W kopalni Gudai-Darri kursują prawie dwa tuziny autonomicznych ciężarówek transportujących po wcześniej zaplanowanych trasach rudę żelaza. Roboty wykorzystuje się też do przenoszenia próbek do laboratorium, a ruda podróżuje w bezzałogowym pociągu i jest eksportowana do klientów w Azji. Pełną zdolność produkcyjną kopalnia osiągnie w przyszłym roku.

Około 600 pracowników zatrudniono na miejscu do obsługi i konserwacji maszyn. W centrum kontroli w stolicy stanu Perth (odległym o prawie tysiąc mil), pracuje jeszcze ponad 70 osób. Problemy z odpowiednią siłą roboczą sprawiły, że budowa kopalni przekroczyła budżet i miała wielomiesięczne opóźnienia. Setki wakatów pozostają też do obsadzenia w Pilbara, regionie Australii, posiadającym jedne z największych złóż rudy żelaza na świecie.

Jak powiedział Simon Trott, dyrektor generalny oddziału Rio Tinto zajmującego się rudą żelaza, „Pracownicy kopalni częściej biorą do ręki tablet niż klucz do nakrętek”. Oprócz automatyki Gudai-Darri będzie też zasilane przez ponad 80 tys. paneli słonecznych.

Przeczytaj także

Szacunki pokazują, że do 2030 r. technologia (m.in. zdalne centra operacyjne, automatyka i robotyka) zastąpi nawet 4 z 5 miejsc pracy. Również na takich stanowiskach, jak kierowcy ciężarówek czy operatorzy wiertnic, których zadania będą spełniać autonomiczni operatorzy floty, analitycy danych i inżynierowie systemowi.
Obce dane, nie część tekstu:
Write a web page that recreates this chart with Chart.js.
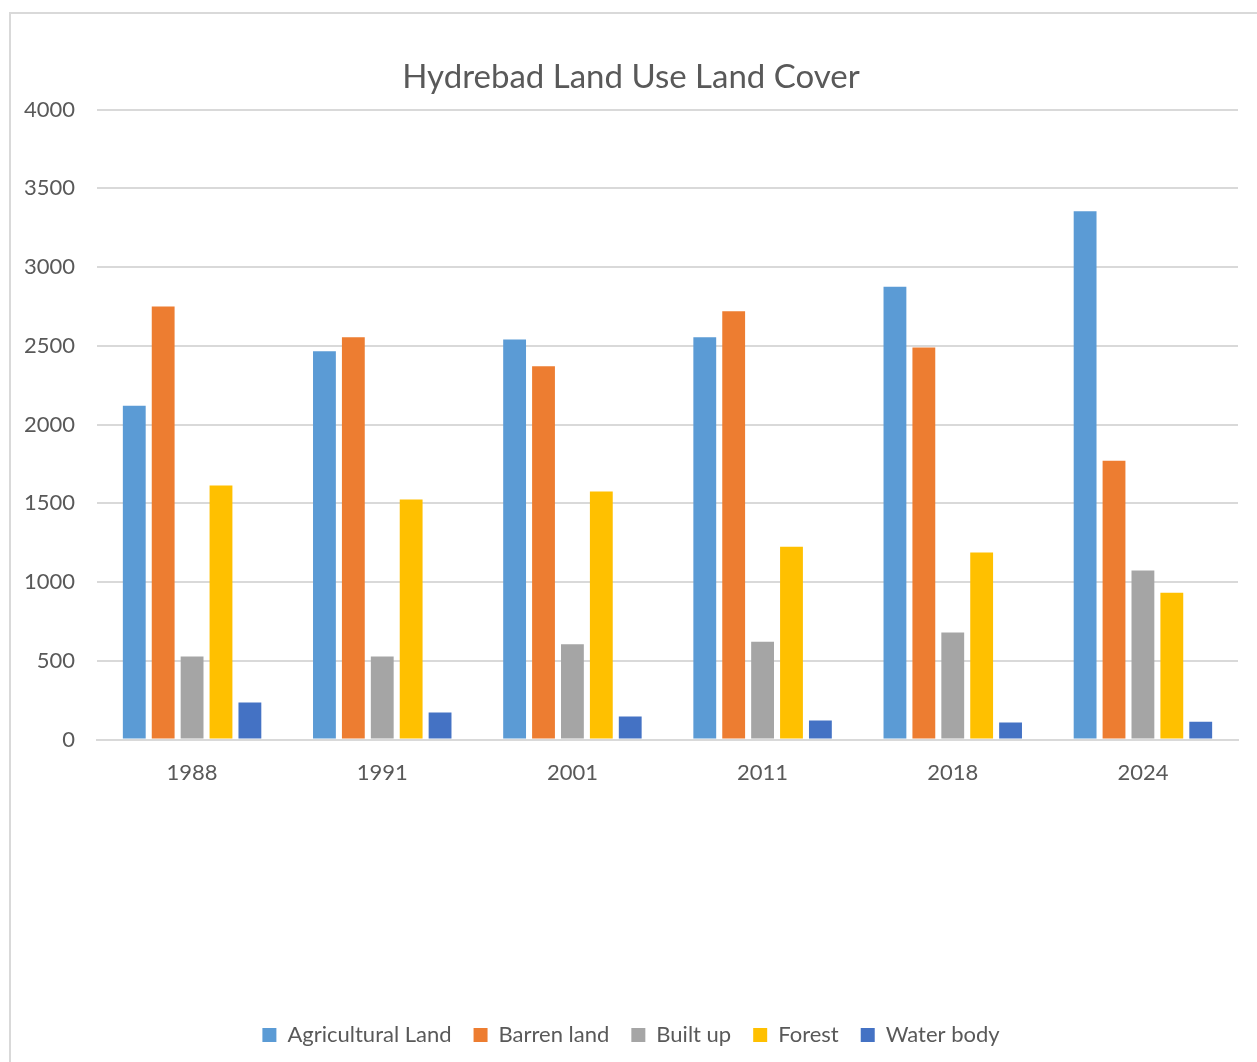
<!DOCTYPE html>
<html>
<head>
<meta charset="utf-8">
<script src="https://cdn.jsdelivr.net/npm/chart.js@4.4.1/dist/chart.umd.min.js"></script>
<style>
  body { margin: 0; background: #fff; }
  #frame {
    position: absolute; left: 9px; top: 12px;
    width: 1260px; height: 1060px;
    border: 2px solid #d9d9d9; box-sizing: border-box;
  }
  #wrap { position: absolute; left: 10px; top: 14px; width: 1247px; height: 1048px; }
</style>
</head>
<body>
<div id="frame"></div>
<div id="wrap"><canvas id="lulcChart"></canvas></div>
<script>
// Years (categories)
const years = ['1988', '1991', '2001', '2011', '2018', '2024'];

// Area per class
const agricultural = [2120, 2465, 2540, 2555, 2875, 3355];
const barren = [2750, 2555, 2370, 2720, 2490, 1770];
const builtUp = [527, 527, 605, 622, 680, 1073];
const forest = [1613, 1525, 1575, 1225, 1188, 933];
const water = [235, 172, 147, 122, 108, 114];

const seriesNames = ['Agricultural Land', 'Barren land', 'Built up', 'Forest', 'Water body'];
const seriesColors = ['#5B9BD5', '#ED7D31', '#A5A5A5', '#FFC000', '#4472C4'];
const seriesValues = [agricultural, barren, builtUp, forest, water];

const textColor = '#595959';
const fontFamily = 'Lato, "Open Sans", sans-serif';

const datasets = seriesNames.map((name, i) => ({
    label: name,
    data: seriesValues[i],
    backgroundColor: seriesColors[i],
    borderWidth: 0,
    categoryPercentage: 0.76,
    barPercentage: 0.79,
}));

const ctx = document.getElementById('lulcChart').getContext('2d');
new Chart(ctx, {
    type: 'bar',
    data: { labels: years, datasets: datasets },
    options: {
        responsive: true,
        maintainAspectRatio: false,
        animation: false,
        layout: { padding: { left: 14, right: 19, top: 0, bottom: 6 } },
        plugins: {
            title: {
                display: true,
                text: 'Hydrebad Land Use Land Cover',
                color: textColor,
                font: { family: fontFamily, size: 33, weight: 'normal' },
                padding: { top: 44, bottom: 12 },
            },
            legend: {
                position: 'bottom',
                labels: {
                    color: textColor,
                    font: { family: fontFamily, size: 22 },
                    boxWidth: 14,
                    boxHeight: 14,
                    padding: 22,
                },
            },
            tooltip: { enabled: false },
        },
        scales: {
            x: {
                grid: { display: false },
                border: { display: true, color: '#D9D9D9', width: 2 },
                ticks: {
                    color: textColor,
                    font: { family: fontFamily, size: 22 },
                    padding: 12,
                },
                afterFit(scale) { scale.height += 204; },
            },
            y: {
                min: 0,
                max: 4000,
                ticks: {
                    stepSize: 500,
                    color: textColor,
                    font: { family: fontFamily, size: 22 },
                    padding: 22,
                    callback: (value) => String(value),
                },
                grid: { color: '#D9D9D9', lineWidth: 2, drawTicks: false },
                border: { display: false },
                afterFit(scale) { scale.width = 73; },
            },
        },
    },
});
</script>
</body>
</html>
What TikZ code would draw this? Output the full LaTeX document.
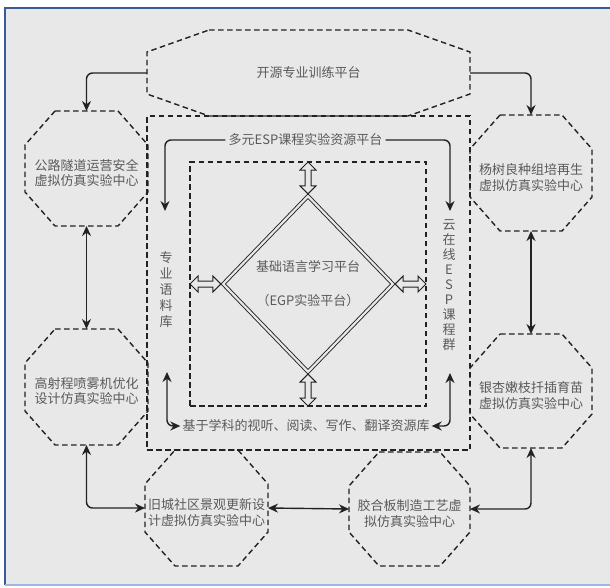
\documentclass[tikz,border=0pt]{standalone}
\usepackage{fontspec}
\setmainfont{Noto Sans CJK SC}
\usetikzlibrary{arrows.meta,calc,shapes.geometric}
\definecolor{bg}{HTML}{E8E8E8}
\definecolor{frameA}{HTML}{3A5A98}
\definecolor{frameB}{HTML}{9DB5E0}
\definecolor{txt}{HTML}{5A5A5A}
\definecolor{ln}{HTML}{222222}
\newcommand\octdraw[3]{%
  \draw[dsh] ($(#1.north west)+(#2,0pt)$) -- ($(#1.north east)+(-#2,0pt)$)
    -- ($(#1.north east)+(0pt,-#3)$) -- ($(#1.south east)+(0pt,#3)$)
    -- ($(#1.south east)+(-#2,0pt)$) -- ($(#1.south west)+(#2,0pt)$)
    -- ($(#1.south west)+(0pt,#3)$) -- ($(#1.north west)+(0pt,-#3)$) -- cycle;}
% hollow double-headed arrows (y axis points down)
\newcommand\vhol[2]{%
  \draw[holw] (#1) -- ($(#1)+(8,8)$) -- ($(#1)+(3,8)$) -- ($(#2)+(3,-8)$)
    -- ($(#2)+(8,-8)$) -- (#2) -- ($(#2)+(-8,-8)$) -- ($(#2)+(-3,-8)$)
    -- ($(#1)+(-3,8)$) -- ($(#1)+(-8,8)$) -- cycle;}
\newcommand\hhol[2]{%
  \draw[holw] (#1) -- ($(#1)+(8,-8)$) -- ($(#1)+(8,-3)$) -- ($(#2)+(-8,-3)$)
    -- ($(#2)+(-8,-8)$) -- (#2) -- ($(#2)+(-8,8)$) -- ($(#2)+(-8,3)$)
    -- ($(#1)+(8,3)$) -- ($(#1)+(8,8)$) -- cycle;}
\newcommand\tx[2]{\raisebox{-9pt}[0pt][0pt]{\begin{tabular}{@{}c@{}}#1\\#2\end{tabular}}}
\tikzset{
  dsh/.style={draw=ln, line width=1.4pt, dash pattern=on 5.5pt off 3.5pt},
  lbl/.style={text=txt, font=\fontsize{13pt}{15pt}\selectfont, align=center},
  octn/.style={lbl, rectangle, draw=none, outer sep=0pt, inner sep=0pt,
    minimum width=123pt, minimum height=116pt},
  boxn/.style={dsh, rectangle, outer sep=0pt, inner sep=0pt},
  arr/.style={draw=ln, line width=1.4pt, rounded corners=6pt,
    -{Stealth[length=10pt,width=9pt]}},
  arrb/.style={draw=ln, line width=1.4pt, rounded corners=6pt,
    {Stealth[length=10pt,width=9pt]}-{Stealth[length=10pt,width=9pt]}},
  holw/.style={draw=ln, fill=bg, line width=1pt, line join=miter},
}
\begin{document}
\begin{tikzpicture}[x=1pt,y=-1pt]
\useasboundingbox (0,0) rectangle (610,587);
\fill[white] (0,0) rectangle (610,587);
\fill[bg] (5,8) rectangle (610,585);
\draw[frameA, line width=2pt] (5,585) -- (5,8) -- (610,8);
\draw[frameB, line width=1.5pt] (5,585) -- (610,585);

% octagon nodes
\node[octn, minimum width=323pt, minimum height=86pt] (top) at (308.5,73) {开源专业训练平台};
\node[octn, minimum height=115pt] (L1) at (86.5,168.5) {\tx{公路隧道运营安全}{虚拟仿真实验中心}};
\node[octn] (L2) at (86.5,387) {\tx{高射程喷雾机优化}{设计仿真实验中心}};
\node[octn, minimum width=122pt] (R1) at (531,173) {\tx{杨树良种组培再生}{虚拟仿真实验中心}};
\node[octn, minimum width=122pt, minimum height=114pt] (R2) at (531,391) {\tx{银杏嫩枝扦插育苗}{虚拟仿真实验中心}};
\node[octn] (B1) at (206.5,508) {\tx{旧城社区景观更新设}{计虚拟仿真实验中心}};
\node[octn, minimum width=121pt, minimum height=114pt] (B2) at (409.5,509) {\tx{胶合板制造工艺虚}{拟仿真实验中心}};
\octdraw{top}{62pt}{22pt}
\octdraw{L1}{30pt}{34pt}
\octdraw{L2}{30pt}{34pt}
\octdraw{R1}{30pt}{34pt}
\octdraw{R2}{30pt}{34pt}
\octdraw{B1}{30pt}{34pt}
\octdraw{B2}{30pt}{34pt}

% boxes
\node[boxn, minimum width=323pt, minimum height=334pt] (mid) at (308.5,283) {};
\node[boxn, minimum width=236pt, minimum height=244pt] (inner) at (308,284) {};
\node[diamond, draw=ln, double=bg, double distance=2.2pt, line width=0.9pt,
  minimum width=171pt, minimum height=177pt, inner sep=0pt, outer sep=1.6pt, lbl]
  (dia) at (308,284) {基础语言学习平台\\[19pt]（EGP实验平台）};

% texts
\node[lbl, inner sep=3pt] (esp) at (305.5,140) {多元ESP课程实验资源平台};
\node[lbl, font=\fontsize{13pt}{16pt}\selectfont] (zl) at (166,290) {专\\业\\语\\料\\库};
\node[lbl, font=\fontsize{13pt}{15pt}\selectfont] (yz) at (449,285) {云\\在\\线\\E\\S\\P\\课\\程\\群};
\node[lbl, inner sep=2pt] (basis) at (306,426) {基于学科的视听、阅读、写作、翻译资源库};
\coordinate (cL) at (165,211);
\coordinate (cR) at (450,211);
\coordinate (cBL) at (167,372);
\coordinate (cBR) at (450,373);

% connectors
\draw[arr] (top.west) -| (L1.north);
\draw[arr] (top.east) -| (R1.north);
\draw[arrb] (L1.south) -- (L2.north);
\draw[arrb] (R1.south) -- (R2.north);
\draw[arrb] (L2.south) |- (B1.west);
\draw[arrb] (R2.south) |- (B2.east);
\draw[arrb] (B1.east) -- (B2.west);
\draw[arr] (esp.west) -| (cL);
\draw[arr] (esp.east) -| (cR);
\draw[arrb] (cBL) |- (basis.west);
\draw[arrb] (cBR) |- (basis.east);
\vhol{inner.north}{dia.north}
\vhol{dia.south}{inner.south}
\hhol{inner.west}{dia.west}
\hhol{dia.east}{inner.east}
\end{tikzpicture}
\end{document}
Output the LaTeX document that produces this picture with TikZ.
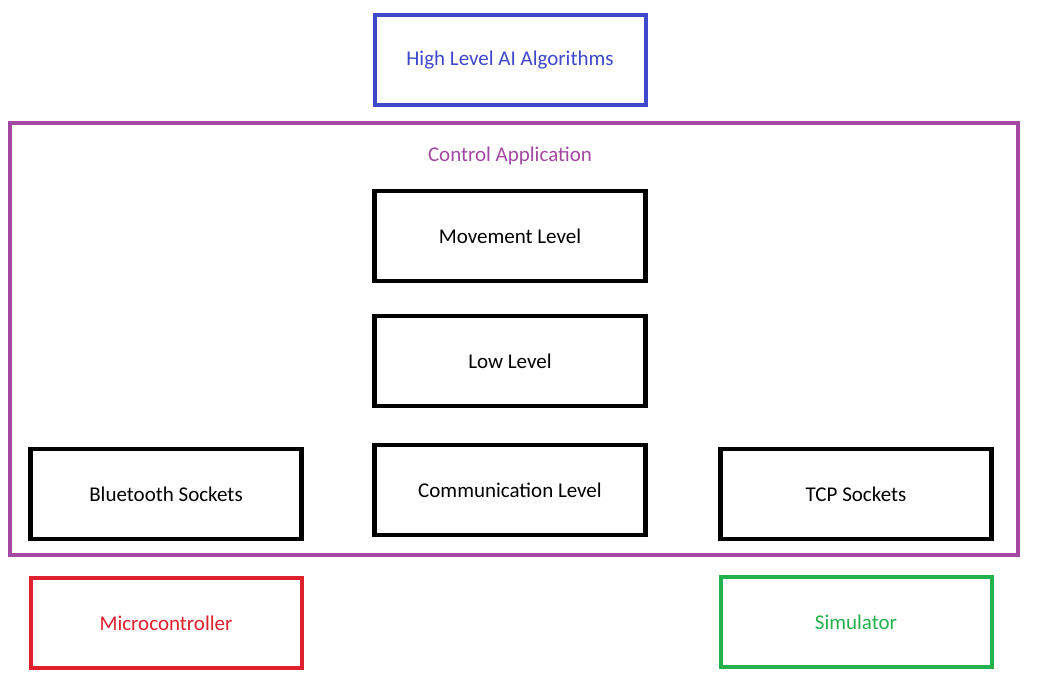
\documentclass[tikz,border=0pt]{standalone}
\usepackage{fontspec}
\setmainfont{Carlito}
\definecolor{aiblue}{HTML}{3F48CC}
\definecolor{appviolet}{HTML}{A349A4}
\definecolor{mcred}{HTML}{E0202C}
\definecolor{simgreen}{HTML}{22B14C}
\begin{document}
\begin{tikzpicture}[x=1pt,y=-1pt,
  box/.style={draw, rectangle, line width=4.5pt, minimum width=271pt, minimum height=90pt, inner sep=0pt, font=\fontsize{21}{24}\selectfont},
  lbl/.style={font=\fontsize{21}{24}\selectfont}]
\useasboundingbox (0,0) rectangle (1041,692);
\fill[white] (0,0) rectangle (1041,692);
\node[draw=appviolet, line width=4pt, rectangle, minimum width=1008pt, minimum height=432pt, inner sep=0pt] (app) at (514,339) {};
\node[lbl, text=appviolet] (apptitle) at (510,156) {Control Application};
\node[box, draw=aiblue, text=aiblue, line width=4pt] (ai) at (510,60) {High Level AI Algorithms};
\node[box] (move) at (510,236) {Movement Level};
\node[box] (low) at (510,361) {Low Level};
\node[box] (comm) at (510,490) {Communication Level};
\node[box] (bt) at (166,494) {Bluetooth Sockets};
\node[box] (tcp) at (856,494) {TCP Sockets};
\node[box, draw=mcred, text=mcred, line width=4pt] (mc) at (166,623) {Microcontroller};
\node[box, draw=simgreen, text=simgreen, line width=4pt] (sim) at (856,622) {Simulator};
\end{tikzpicture}
\end{document}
„Automatyzacja nie spowodowała katastrofalnego scenariusza masowych zwolnień; stworzyła nowe funkcje, które wcześniej nie istniały” – powiedział Robert Carruthers, p.o. dyrektora generalnego Izby Minerałów i Energii Australii Zachodniej. Nie zgadzają się z tym liderzy związkowi. Shane Roulstone, krajowy dyrektor ds. organizacji w Australijskim Związku Zawodowym, uważa, że po automatyzacji pozostała w przybliżeniu zaledwie połowa wcześniejszych stanowisk. Stwierdził też, że nowe etaty w odległych centrach operacyjnych nie wypełnią tej luki. Przywódcy związków popierają innowacje cyfrowe, o ile nie prowadzą one do zwolnień.

Ceny surowców wciąż rosną, co napędza miliardowe inwestycje w automatyzację. Robotyka usprawnia wydobycie i eliminuje przerwy na posiłki i zmiany. Firma konsultingowa McKinsey & Co wyliczyła, że może to zmniejszyć zużycie paliwa o 10-15 proc. oraz poprawić bezpieczeństwo poprzez zwolnienie ludzi z wykonywania ryzykownych zadań.

Laura Tyler, dyrektor techniczny w Grupie BHP, spodziewa się, że inflacja i ograniczenia w łańcuchu dostaw skłonią firmy do większego skupienia się na automatyzacji. „Stopień zautomatyzowania zależy w równym stopniu od dostępności fachowców, jak szybkości rozwoju technologii” – powiedziała.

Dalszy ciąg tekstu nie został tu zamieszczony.